New study highlights opportunities for substantial returns on investment in environmental sustainability in Malawi
Malawi is a land-locked country in Africa with a large rural population that is mainly dependent on agriculture. Thus, the well-being of Malawians and Malawi’s economy depend on the well-being of the country’s natural resources including good nutrient soils for agriculture and healthy fisheries and forestry ecosystems for sustainable livelihoods.
Unfortunately, population pressure, poverty and climatic variations are increasing the pressure on cultivable land and accentuating the degradation of these natural resources.
This phenomenon is commonly referred to as the poverty-environment nexus. In Malawi adequate integrated data on the poverty-environment nexus to inform policy making and investments is lacking.
To address this gap the Poverty-Environment Initiative, a joint programme of the UN Environment Programme and UN Development Programme, has commissioned a detailed study to quantify poverty-environment linkages in Malawi.
The study finds that among rural and peri-urban households, 18% of incomes come from natural resource products, such as charcoal, fuel wood, honey and mushroom, and another 17% of incomes are derived from agricultural produce. This means that healthy environments and natural resources are essential for household incomes as well as people’s well-being and thus for poverty reduction.
The poverty-environment nexus also has bearings at the national or macroeconomic level. For example, the study finds that a one percent increase (US$ 300,000) in public investments for sustainable environmental and natural resource management would increase the annual gross domestic product (GDP) by US$ 17 million. That is a significant return on investment that makes both environmental and economic sense and which would contribute to poverty reduction efforts.
On the other hand, a one percent reduction in forest cover alone translates to a loss in income of nearly US$ 24 million per year. This is crucial as Malawi currently has the highest deforestation rate in southern Africa.
Moreover, solid fuels (fuel wood and charcoal) meet 98.7% of the total energy needs for local populations. Concerted efforts to reduce deforestation rates and promote alternative green sources of energy are needed.
The study confirms that agriculture is central for Malawi’s economy and poverty reduction efforts. It emphasizes that sustainable environmental and natural resource use holds the key for agricultural productivity and food security.
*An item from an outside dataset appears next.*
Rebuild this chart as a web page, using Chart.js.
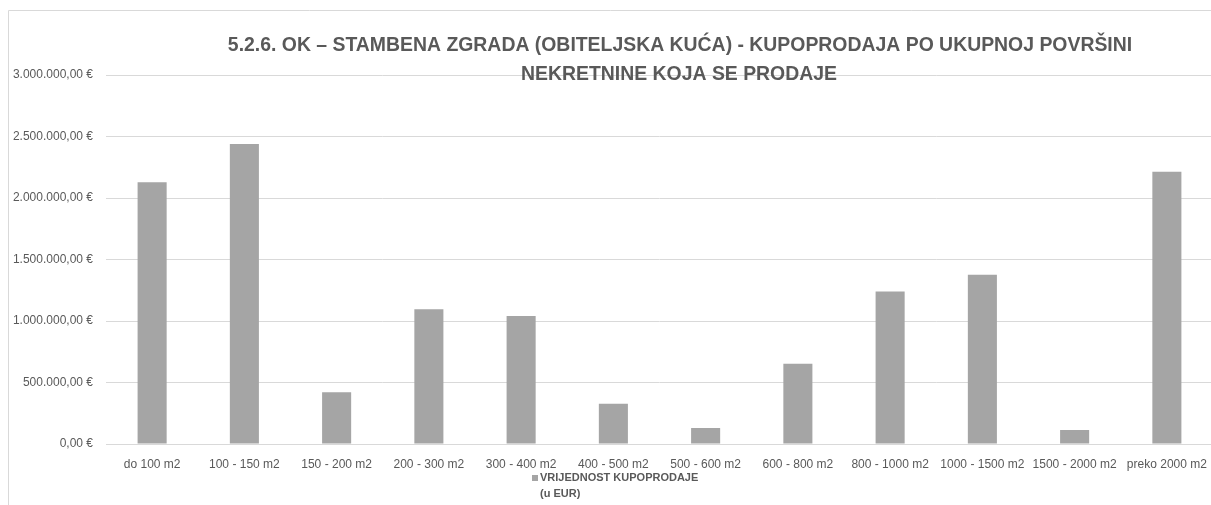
<!DOCTYPE html>
<html>
<head>
<meta charset="utf-8">
<script src="https://cdn.jsdelivr.net/npm/chart.js@4"></script>
<style>
    html, body { margin: 0; padding: 0; background: #fff; overflow: hidden; }
    #wrap { position: relative; width: 1213px; height: 505px; }
</style>
</head>
<body>
<div id="wrap"><canvas id="areaChart"></canvas></div>
<script>
// podaci s grafikona
const categories = ['do 100 m2', '100 - 150 m2', '150 - 200 m2', '200 - 300 m2', '300 - 400 m2', '400 - 500 m2',
    '500 - 600 m2', '600 - 800 m2', '800 - 1000 m2', '1000 - 1500 m2', '1500 - 2000 m2', 'preko 2000 m2'];
const values = [2128000, 2440000, 420000, 1095000, 1040000, 328000, 130000, 653000, 1240000, 1377000, 114000, 2214000];
const yTicks = [0, 500000, 1000000, 1500000, 2000000, 2500000, 3000000];
const titleLines = ['5.2.6. OK – STAMBENA ZGRADA (OBITELJSKA KUĆA) - KUPOPRODAJA PO UKUPNOJ POVRŠINI', 'NEKRETNINE KOJA SE PRODAJE'];
const legendLines = ['VRIJEDNOST KUPOPRODAJE', '(u EUR)'];

const textColor = '#595959';
const gridColor = '#d9d9d9';
const barColor = '#a5a5a5';

// format 3.000.000,00 €
function formatEur(v) {
    const parts = v.toFixed(2).split('.');
    const intPart = parts[0].replace(/\B(?=(\d{3})+(?!\d))/g, '.');
    return intPart + ',' + parts[1] + ' €';
}

// okvir, naslov i legenda crtaju se ručno
const decorPlugin = {
    id: 'decor',
    beforeDraw(chart) {
        const ctx = chart.ctx;
        ctx.save();
        ctx.strokeStyle = gridColor;
        ctx.lineWidth = 1;
        ctx.beginPath();
        ctx.moveTo(8.5, chart.height);
        ctx.lineTo(8.5, 10.5);
        ctx.lineTo(chart.width, 10.5);
        ctx.stroke();
        ctx.restore();
    },
    afterDraw(chart) {
        const ctx = chart.ctx;
        ctx.save();
        ctx.fillStyle = textColor;
        ctx.textAlign = 'center';
        ctx.textBaseline = 'middle';
        // naslov - širina prvog retka oko 905 px
        ctx.font = 'bold 18px "Liberation Sans"';
        const w = ctx.measureText(titleLines[0]).width;
        const size = 18 * 905 / w;
        ctx.font = 'bold ' + size.toFixed(2) + 'px "Liberation Sans"';
        ctx.fillText(titleLines[0], 680, 46);
        ctx.fillText(titleLines[1], 679, 75);

        // legenda
        ctx.fillStyle = barColor;
        ctx.fillRect(532, 475, 6, 6);
        ctx.fillStyle = textColor;
        ctx.textAlign = 'left';
        ctx.font = 'bold 11px "Liberation Sans"';
        ctx.fillText(legendLines[0], 540, 478);
        ctx.fillText(legendLines[1], 540, 494);
        ctx.restore();
    }
};

const ctx = document.getElementById('areaChart').getContext('2d');
new Chart(ctx, {
    type: 'bar',
    data: {
        labels: categories,
        datasets: [{
            label: legendLines.join(' '),
            data: values,
            backgroundColor: barColor,
            borderWidth: 0,
            categoryPercentage: 1,
            barPercentage: 0.315
        }]
    },
    options: {
        responsive: true,
        maintainAspectRatio: false,
        animation: false,
        layout: {
            padding: { top: 75, right: 0, bottom: 0, left: 0 }
        },
        scales: {
            x: {
                grid: { display: false },
                border: { color: gridColor, width: 1 },
                ticks: {
                    color: textColor,
                    font: { family: 'Liberation Sans', size: 12 },
                    padding: 5,
                    maxRotation: 0,
                    autoSkip: false
                },
                afterFit(scale) { scale.height = 61; }
            },
            y: {
                min: 0,
                max: 3000000,
                afterBuildTicks(scale) {
                    scale.ticks = yTicks.map(v => ({ value: v }));
                },
                grid: { color: gridColor, drawTicks: false },
                border: { display: false },
                ticks: {
                    color: textColor,
                    font: { family: 'Liberation Sans', size: 12 },
                    padding: 13,
                    callback: (v) => formatEur(v)
                },
                afterFit(scale) { scale.width = 106; }
            }
        },
        plugins: {
            legend: { display: false },
            title: { display: false },
            tooltip: { enabled: false }
        }
    },
    plugins: [decorPlugin]
});
</script>
</body>
</html>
At the household level, access to land, level of education, gender and age of the head of the household are key determining factors for household food security and agriculture productivity.
The study calls for a more integrated approach to environmental, poverty and economic development in line with the 2030 Agenda for Sustainable Development. In light of the findings it recommends increased investments in environmental and natural resource sustainability to achieve poverty, food security, economic as well as sustainability goals. It emphasizes the need for a harmonized and integrated approach to environment and poverty-related policy making and budgeting across sectors and facilitated cooperation with the private sector.
The study will be used to inform the development of the new Malawi Growth and Development Strategy (MGDS III) and the drafting of the forthcoming national development plan and national Sustainable Development Goal plans.